Великие реформы действительно стали переломным моментом. Хотя я согласен с О’Нилл в том, что их интеграционный импульс наложил серьезные ограничения на предшествующее продвижение культурного разнообразия в Крыму и укрепил связи с имперским центром, для меня менее убедительно предположение, что в пореформенный период татары больше не видели для себя места в имперском обществе (и по этой причине массово принимали решение об отъезде)1180. Татары-мусульмане продолжали оставаться большой, заметной и влиятельной частью крымского общества, несмотря на то что «южная империя» с ее проницаемыми границами, множеством пересекающихся связей и многочисленных юрисдикций подходила к концу. Связанное с этим утверждение Туны о том, что в Поволжье расширявшее свое присутствие пореформенное государство отказалось от прежнего подхода «опосредованной дистанции» и в конечном итоге не смогло охватить мусульманское население, возможно, применимо к сфере образования; однако его нельзя считать отражением отношений между государством и обществом в целом1181. Как и дореформенные годы, период с середины 1860‐х до середины 1890‐х годов был связан с приспособлением, пусть и с приспособлением иного рода; и большое количество татар, как в Крыму, так и в Казани, нашли способ примирить свою повседневную жизнь с требованиями расширяющегося государства.
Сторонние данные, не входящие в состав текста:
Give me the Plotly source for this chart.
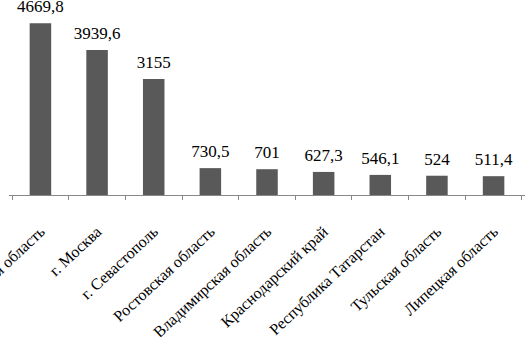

Споры о местных особенностях и сроках внедрения новых судов определялись не столько культурными соображениями, сколько почти исключительно инфраструктурными, фискальными и другими практическими проблемами. Имперские юристы мало что могли сказать о цивилизационных вопросах. Многие из них отстаивали идеи гражданственности, которые должны были заменить прежнюю идею конфессионально организованного общества. С точки зрения Министерства юстиции, местных судей и прокуроров, распространение новых судов на промежуточных землях не было направлено на интеграцию меньшинств; оно было направлено на продвижение того, что воспринималось как прогрессивная правовая система (которая в качестве побочного эффекта поможет просвещению и расширению возможностей социальных и культурных «других» в России).
Продвижение идей гражданственности, однако, сработало лишь отчасти, поскольку религиозная принадлежность продолжала оставаться важной социальной и правовой категорией. Локализация определенных правил привела к постоянно растущей дифференциации внутри религиозных общин: некоторые мусульмане стали более интегрированными в имперскую систему, чем другие. Татары считались более «развитыми», чем другие мусульмане, но в конечном счете лояльность и географическое положение (которое подразумевало разную степень влияния центральной власти) были важнее культурных соображений. Татары в Уфе, Оренбурге и далее на восток получили доступ к новым судам только в 1890‐х годах. В то же время у мусульман на Северном Кавказе такой возможности так и не появилось. Идеи культурных различий были не только второстепенными в новых судах, но и играли в лучшем случае вторичную роль в определении того, кто допускался в эти суды, а кто нет. В конечном итоге это был вопрос управления и финансовых ресурсов, а не культурной политики.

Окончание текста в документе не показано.